- _Exercise_:
Exactly the lines from the start of the data below through the line that contains "const motilityLetters = ['a', 'ab', 'b'];" are to be copied, with pictures left out.
** Begin Information supplied **
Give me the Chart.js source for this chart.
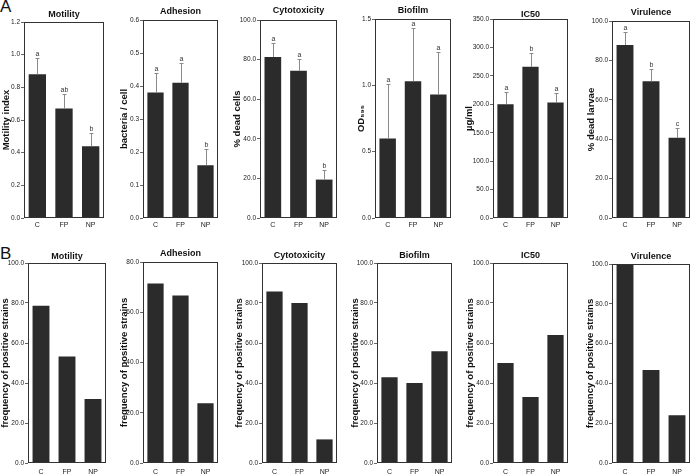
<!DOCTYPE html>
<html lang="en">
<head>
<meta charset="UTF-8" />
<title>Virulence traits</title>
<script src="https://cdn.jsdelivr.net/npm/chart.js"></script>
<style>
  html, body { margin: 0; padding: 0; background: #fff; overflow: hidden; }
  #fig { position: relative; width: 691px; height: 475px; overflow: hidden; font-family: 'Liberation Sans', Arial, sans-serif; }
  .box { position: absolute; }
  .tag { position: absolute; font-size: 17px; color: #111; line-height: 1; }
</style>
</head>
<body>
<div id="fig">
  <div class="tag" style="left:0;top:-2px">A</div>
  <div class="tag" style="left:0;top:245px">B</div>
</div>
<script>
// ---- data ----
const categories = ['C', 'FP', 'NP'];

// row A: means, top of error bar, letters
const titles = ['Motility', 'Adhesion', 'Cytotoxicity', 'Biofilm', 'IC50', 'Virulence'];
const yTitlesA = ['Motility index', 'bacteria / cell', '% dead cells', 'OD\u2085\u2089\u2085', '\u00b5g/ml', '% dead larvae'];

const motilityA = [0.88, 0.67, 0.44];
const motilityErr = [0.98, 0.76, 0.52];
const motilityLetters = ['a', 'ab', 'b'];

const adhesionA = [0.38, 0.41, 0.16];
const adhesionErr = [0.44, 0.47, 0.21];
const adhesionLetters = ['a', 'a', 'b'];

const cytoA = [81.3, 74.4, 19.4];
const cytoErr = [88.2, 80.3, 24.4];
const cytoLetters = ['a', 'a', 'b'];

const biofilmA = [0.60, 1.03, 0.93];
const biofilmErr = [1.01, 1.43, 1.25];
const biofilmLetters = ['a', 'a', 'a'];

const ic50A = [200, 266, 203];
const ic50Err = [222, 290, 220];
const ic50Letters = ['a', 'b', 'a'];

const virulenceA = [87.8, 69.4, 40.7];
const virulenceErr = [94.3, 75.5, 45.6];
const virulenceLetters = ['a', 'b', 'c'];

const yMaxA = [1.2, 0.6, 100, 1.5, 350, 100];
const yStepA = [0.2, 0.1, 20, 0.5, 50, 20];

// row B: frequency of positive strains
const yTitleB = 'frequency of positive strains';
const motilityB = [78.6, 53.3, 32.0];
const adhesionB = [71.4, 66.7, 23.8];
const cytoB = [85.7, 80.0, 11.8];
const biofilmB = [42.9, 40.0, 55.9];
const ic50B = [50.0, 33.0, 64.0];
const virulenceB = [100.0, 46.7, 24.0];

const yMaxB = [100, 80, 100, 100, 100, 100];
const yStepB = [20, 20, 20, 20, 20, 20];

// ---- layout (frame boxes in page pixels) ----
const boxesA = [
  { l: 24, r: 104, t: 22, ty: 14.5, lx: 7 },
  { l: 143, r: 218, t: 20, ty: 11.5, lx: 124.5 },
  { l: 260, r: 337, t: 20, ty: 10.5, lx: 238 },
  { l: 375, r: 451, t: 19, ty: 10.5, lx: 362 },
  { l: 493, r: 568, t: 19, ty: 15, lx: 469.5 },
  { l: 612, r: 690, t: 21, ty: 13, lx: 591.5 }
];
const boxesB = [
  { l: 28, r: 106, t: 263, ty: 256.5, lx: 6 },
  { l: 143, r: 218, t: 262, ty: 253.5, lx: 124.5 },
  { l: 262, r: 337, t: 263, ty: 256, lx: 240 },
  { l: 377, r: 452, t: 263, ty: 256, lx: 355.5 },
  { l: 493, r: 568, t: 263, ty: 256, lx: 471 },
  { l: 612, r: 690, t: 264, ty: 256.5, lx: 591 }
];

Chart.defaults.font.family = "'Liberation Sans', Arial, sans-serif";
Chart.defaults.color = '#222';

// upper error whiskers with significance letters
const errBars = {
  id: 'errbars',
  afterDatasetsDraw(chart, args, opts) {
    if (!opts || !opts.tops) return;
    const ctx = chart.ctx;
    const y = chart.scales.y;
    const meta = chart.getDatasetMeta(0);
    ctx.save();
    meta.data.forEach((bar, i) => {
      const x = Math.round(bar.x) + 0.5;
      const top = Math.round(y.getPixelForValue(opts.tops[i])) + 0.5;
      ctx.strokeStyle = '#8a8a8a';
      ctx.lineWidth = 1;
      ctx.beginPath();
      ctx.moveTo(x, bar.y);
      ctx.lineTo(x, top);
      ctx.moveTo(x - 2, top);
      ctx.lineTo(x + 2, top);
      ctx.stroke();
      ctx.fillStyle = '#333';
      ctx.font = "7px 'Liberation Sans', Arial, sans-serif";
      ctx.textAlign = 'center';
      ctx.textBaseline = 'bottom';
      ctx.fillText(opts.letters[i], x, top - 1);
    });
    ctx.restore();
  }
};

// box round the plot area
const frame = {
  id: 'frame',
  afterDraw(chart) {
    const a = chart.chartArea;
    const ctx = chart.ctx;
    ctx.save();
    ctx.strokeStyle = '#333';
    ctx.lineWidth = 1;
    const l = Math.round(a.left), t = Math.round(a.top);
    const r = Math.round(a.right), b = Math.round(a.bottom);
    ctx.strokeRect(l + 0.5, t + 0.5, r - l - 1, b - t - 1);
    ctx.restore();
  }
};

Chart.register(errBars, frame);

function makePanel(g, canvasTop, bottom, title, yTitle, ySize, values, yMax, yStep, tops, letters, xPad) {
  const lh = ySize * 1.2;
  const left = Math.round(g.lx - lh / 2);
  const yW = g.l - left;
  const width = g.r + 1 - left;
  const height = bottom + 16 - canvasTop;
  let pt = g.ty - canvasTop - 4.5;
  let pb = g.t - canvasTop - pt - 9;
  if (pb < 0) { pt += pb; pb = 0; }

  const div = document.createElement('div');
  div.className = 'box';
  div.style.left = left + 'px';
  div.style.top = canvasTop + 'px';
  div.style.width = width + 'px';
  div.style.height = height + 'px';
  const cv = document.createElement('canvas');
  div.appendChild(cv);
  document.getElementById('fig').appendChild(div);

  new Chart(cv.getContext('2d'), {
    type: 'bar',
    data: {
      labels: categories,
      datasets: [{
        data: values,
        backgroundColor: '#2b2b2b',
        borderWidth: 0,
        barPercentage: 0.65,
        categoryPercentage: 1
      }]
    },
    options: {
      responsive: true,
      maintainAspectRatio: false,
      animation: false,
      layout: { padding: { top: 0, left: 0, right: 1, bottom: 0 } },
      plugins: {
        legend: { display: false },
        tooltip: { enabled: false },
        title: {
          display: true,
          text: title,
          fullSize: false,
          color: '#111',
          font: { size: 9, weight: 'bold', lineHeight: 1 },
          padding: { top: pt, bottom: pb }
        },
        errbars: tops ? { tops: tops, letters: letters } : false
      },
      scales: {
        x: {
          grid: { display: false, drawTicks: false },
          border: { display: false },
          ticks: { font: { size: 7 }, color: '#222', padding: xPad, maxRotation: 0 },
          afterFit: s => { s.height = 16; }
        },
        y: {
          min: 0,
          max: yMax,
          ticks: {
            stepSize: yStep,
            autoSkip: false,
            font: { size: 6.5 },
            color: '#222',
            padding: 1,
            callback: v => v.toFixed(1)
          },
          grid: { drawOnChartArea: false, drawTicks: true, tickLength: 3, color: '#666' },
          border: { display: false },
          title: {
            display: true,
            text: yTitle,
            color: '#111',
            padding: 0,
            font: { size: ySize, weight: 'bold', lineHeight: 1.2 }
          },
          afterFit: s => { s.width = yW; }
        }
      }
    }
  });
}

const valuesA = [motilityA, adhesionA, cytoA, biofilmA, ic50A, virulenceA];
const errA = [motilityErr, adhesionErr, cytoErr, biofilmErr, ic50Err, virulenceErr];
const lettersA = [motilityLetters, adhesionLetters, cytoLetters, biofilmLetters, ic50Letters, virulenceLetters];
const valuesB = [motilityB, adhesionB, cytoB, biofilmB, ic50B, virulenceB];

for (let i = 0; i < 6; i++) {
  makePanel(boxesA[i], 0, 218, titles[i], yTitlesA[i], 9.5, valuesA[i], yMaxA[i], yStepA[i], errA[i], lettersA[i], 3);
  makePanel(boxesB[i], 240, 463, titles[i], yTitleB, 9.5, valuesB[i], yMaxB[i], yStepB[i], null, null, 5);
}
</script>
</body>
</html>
** End Information supplied **
- _Finished exercise_:
Give me the Chart.js source for this chart.
<!DOCTYPE html>
<html lang="en">
<head>
<meta charset="UTF-8" />
<title>Virulence traits</title>
<script src="https://cdn.jsdelivr.net/npm/chart.js"></script>
<style>
  html, body { margin: 0; padding: 0; background: #fff; overflow: hidden; }
  #fig { position: relative; width: 691px; height: 475px; overflow: hidden; font-family: 'Liberation Sans', Arial, sans-serif; }
  .box { position: absolute; }
  .tag { position: absolute; font-size: 17px; color: #111; line-height: 1; }
</style>
</head>
<body>
<div id="fig">
  <div class="tag" style="left:0;top:-2px">A</div>
  <div class="tag" style="left:0;top:245px">B</div>
</div>
<script>
// ---- data ----
const categories = ['C', 'FP', 'NP'];

// row A: means, top of error bar, letters
const titles = ['Motility', 'Adhesion', 'Cytotoxicity', 'Biofilm', 'IC50', 'Virulence'];
const yTitlesA = ['Motility index', 'bacteria / cell', '% dead cells', 'OD\u2085\u2089\u2085', '\u00b5g/ml', '% dead larvae'];

const motilityA = [0.88, 0.67, 0.44];
const motilityErr = [0.98, 0.76, 0.52];
const motilityLetters = ['a', 'ab', 'b'];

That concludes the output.